The best start we can give children towards being digitally literate is to teach reading.  This point is reaffirmed in the “strong association between countries digital reading performance and the quality of students’ navigation (task-oriented browsing).  (OECD “15)

The N.C.C.A. explain digital literacy improvement as when “students improve their capacity to know what they are looking for, what information to ignore or discard and how to identify what can be useful or significant”.  Digital Media Literacy Short Course (N.C.C.A.).

Having taught children to read we need to develop a wide range of skills to improve their digital literacy.  We do this through scan reading, reading comprehension, oral discussion that trains children to stay on the relevant topic, developing concentration through extending listening skills, problem solving, training pupils to stay on task until a task is completed and developing their screen navigation skills.   These skills are developed throughout the curriculum.  Specific tasks on the computer such as finding answers, information or completing a short project also help develop digital literacy.


How to use Computers in St. Rynagh’s N.S. to achieve our Objectives.


To Enhance Teaching

Each Class teacher will have a laptop, a digital projector and a white board.  They will also have access to visualisers.

We deliberately choose digital projectors, white boards that can be written on and visualisers as these give the teacher greater freedom in how they use I.C.T. than an interactive white board.   All learning support teachers will also be given computers or laptops.  Each class will also have access to a computer in the classroom for pupils use.


To Enhance Learning

The D.E.S. notes “the mere presence of I.C.T. in a school does not equate to its effective use”.  (D.S.F.S.).  The O.E.C.D. notes “Technology can amplify great teaching but great technology cannot replace poor teaching.” (OECD “15)

PISA data informs us that “in countries where it is more common for students to use the Internet at school for schoolwork, students’ performance in reading declined, on average.  Similarly, mathematics proficiency trends to be lower in countries/economies where the share of students who use computers in mathematic lessons is larger.”  (OECD “15)

These results show a need to exercise caution in whole classes using I.C.T. to improve literacy and numeracy.  We will not be encouraging whole class use of tablets or notebooks etc.  as this type of use does not guarantee improvement in educational outcomes in literacy and numeracy.

In relation to targeting digital literacy P.I.S.A. notes “even specific digital reading competencies do not appear to be higher in countries where browsing the Internet  for schoolwork is more frequent”.  (OECD “15)

This informs us that considerable whole class use of screens is not the best way of developing digital competencies let alone extending knowledge or improving other skills.

There are, however, some positive outcomes for pupils connected with I.C.T. use.  “In 16 out of 25 countries with available data students who browse the Internet at school once or twice a month score above students who never do so on the P.I.S.A. digital reading scale”.   (OECD “15)

There is evidence also that in relation to educational outcomes you get “stronger effects when computers were supporting traditional teaching rather than seen as its alternative”.  (OECD “15)

We will use computers to complete project work, to pre teach or consolidate work in learning support, to present work in a different format and to aid differentiation for all levels.  We can achieve this through having at least one computer in each classroom.  The teacher can set individual or group tasks using the computer.  The teacher should ensure that all pupils are given an opportunity to use the computer and that if group work is being undertaken that all members of the group are given the opportunity to navigate.  When children are using the internet for project work they should be developing the following skills, “planning a search, locating information on a website, evaluating the usefulness of information and assessing the credibility of sources”.  (OECD “15  P188)

Our final objective of preparing children to meet I.C.T. challenges that await in the future ties in with our own vision of helping children to grow in knowledge and understanding  and the D.E.S. ‘s digital strategy of enabling young people to be global citizens able “to participate fully in society and the economy”.

Teaching coding or any other computer programming is teaching children workplace skills that will be obsolete when they are ready to enter the workforce.
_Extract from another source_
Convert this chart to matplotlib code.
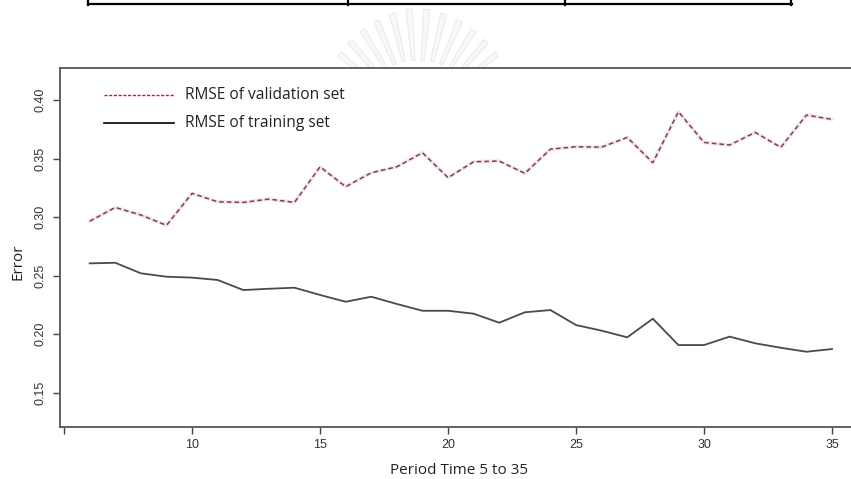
import numpy as np
import matplotlib.pyplot as plt
from matplotlib.lines import Line2D
from matplotlib.patches import Polygon

W, H = 851, 479

# period index 6..35
period = list(range(6, 36))
rmse_valid = [0.2965, 0.3083, 0.3018, 0.2930, 0.3203, 0.3131, 0.3126, 0.3154, 0.3126, 0.3430,
              0.3260, 0.3379, 0.3430, 0.3550, 0.3337, 0.3473, 0.3479, 0.3374, 0.3581, 0.3601,
              0.3598, 0.3681, 0.3465, 0.3900, 0.3638, 0.3616, 0.3724, 0.3596, 0.3872, 0.3835]
rmse_train = [0.2605, 0.2610, 0.2520, 0.2491, 0.2483, 0.2463, 0.2377, 0.2388, 0.2397, 0.2335,
              0.2277, 0.2320, 0.2258, 0.2200, 0.2200, 0.2175, 0.2098, 0.2187, 0.2206, 0.2078,
              0.2030, 0.1973, 0.2132, 0.1907, 0.1907, 0.1979, 0.1922, 0.1884, 0.1850, 0.1873]

x_ticks = [5, 10, 15, 20, 25, 30, 35]
x_tick_labels = ['', '10', '15', '20', '25', '30', '35']
y_ticks = [0.15, 0.20, 0.25, 0.30, 0.35, 0.40]
y_tick_labels = ['0.15', '0.20', '0.25', '0.30', '0.35', '0.40']


def fx(px):
    return px / W


def fy(py):
    return 1 - py / H


fig = plt.figure(figsize=(W / 100, H / 100), dpi=100)

# table rule across the top of the page
fig.add_artist(Line2D([fx(88), fx(792)], [fy(3.5), fy(3.5)], color='black', lw=1.6))
for vx in [88, 347.5, 565, 791]:
    fig.add_artist(Line2D([fx(vx), fx(vx)], [fy(0), fy(4.5)], color='black', lw=1.6))

# faint seal behind the plot
cx, cy = 418, 120
for ang in np.linspace(40, 140, 12):
    a = np.radians(ang)
    r0, r1 = 60, 112 - 12 * abs(np.cos(a))
    w = np.radians(1.6)
    pts = [(cx + r0 * np.cos(a - w), cy - r0 * np.sin(a - w)),
           (cx + r1 * np.cos(a - w), cy - r1 * np.sin(a - w)),
           (cx + r1 * np.cos(a + w), cy - r1 * np.sin(a + w)),
           (cx + r0 * np.cos(a + w), cy - r0 * np.sin(a + w))]
    fig.add_artist(Polygon([(fx(p), fy(q)) for p, q in pts], closed=True,
                           facecolor='#f8f8f8', edgecolor='#ebebeb', lw=0.8, zorder=0))

ax = fig.add_axes([fx(60), fy(427), (861.7 - 60) / W, (427 - 68) / H])
ax.set_facecolor('white')

ax.plot(period, rmse_valid, color='#f9e3e7', lw=2.6, solid_capstyle='round')
ax.plot(period, rmse_valid, color='#6e4652', lw=1.1, linestyle=(0, (3, 2)))
ax.plot(period, rmse_train, color='#4a4a4a', lw=1.3)

ax.set_xlim(4.84, 36.16)
ax.set_ylim(0.1207, 0.4274)
ax.set_xticks(x_ticks)
ax.set_xticklabels(x_tick_labels, family='Liberation Sans', fontsize=9, color='#333333')
ax.set_yticks(y_ticks)
ax.set_yticklabels(y_tick_labels, family='Liberation Sans', fontsize=9, color='#333333',
                   rotation=90, va='center')
ax.tick_params(axis='x', length=5, width=1, color='#444444', pad=4)
ax.tick_params(axis='y', length=5, width=1, color='#444444', pad=5)
for side in ['left', 'top', 'bottom', 'right']:
    ax.spines[side].set_color('#555555')
    ax.spines[side].set_linewidth(1.3)

# legend drawn by hand in the top-left corner
font = 'Open Sans'
fig.add_artist(Line2D([fx(104), fx(174)], [fy(95), fy(95)], color='red', lw=1.0,
                      linestyle=(0, (2.2, 1.2))))
fig.add_artist(Line2D([fx(104), fx(174)], [fy(123), fy(123)], color='black', lw=1.2))
fig.text(fx(185), fy(95), 'RMSE of validation set', family=font, fontsize=11.2,
         color='#222222', va='center', ha='left')
fig.text(fx(185), fy(123), 'RMSE of training set', family=font, fontsize=11.2,
         color='#222222', va='center', ha='left')

fig.text(fx(18), fy(262), 'Error', family=font, fontsize=11, color='#222222',
         rotation=90, va='center', ha='center')
fig.text(fx(459), fy(470), 'Period Time 5 to 35', family=font, fontsize=11,
         color='#222222', va='center', ha='center')

fig.savefig('out.png', dpi=100)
What we need to teach to prepare children for the I.C.T. challenges of the future are the foundation skills that are needed in a digital environment.  We must teach reading and writing first.  “Today even simple interactions and transactions often require writing and reading, rather than speaking and listening – e.g. asking information from a helpdesk, making a professional appointment, sharing information with team members etc.  As a consequence, students who leave school without sufficient reading and writing skills may be even less able to participate fully in economic, social and civic life that they were in the past”.  (OECD “15  P187)

Next we need to teach the digital navigation skills we mentioned earlier.  These skills of evaluation and navigation are specifically practised as outlined earlier.  Through teaching the rest of the curriculum we also develop these skills as a core body of knowledge is needed by a good navigator in order to understand the research questions they are presented with, locate information that is sufficiently specific to the question, evaluate the information, discount irrelevant information, avoid giving back too much information in a cut and paste approach, judge the worth and credibility of their own research and present their findings intelligibly.  “Many evaluation and navigation skills may be acquired more easily if students are already proficient in higher order thinking and reasoning processes in other domains”.  (OECD “15)

Through teaching literacy, numeracy, extending knowledge, developing problem solving, developing critical higher order thinking and teaching digital navigation skills we can prepare our pupils for future I.C.T. challenges.


School Website

Our school website is    It is a great source of information about our school.   Parents can find out about activities, school work and policies on the website.   Pupils can see their art work and pictures of themselves enjoying special days at school or on tour.   Activities such as green schools can be recorded and presented to the wider school community.  Our school secretary, Tracy, keeps the website updated.  It is a good example of how I.C.T. can be used to support all aspects of school life.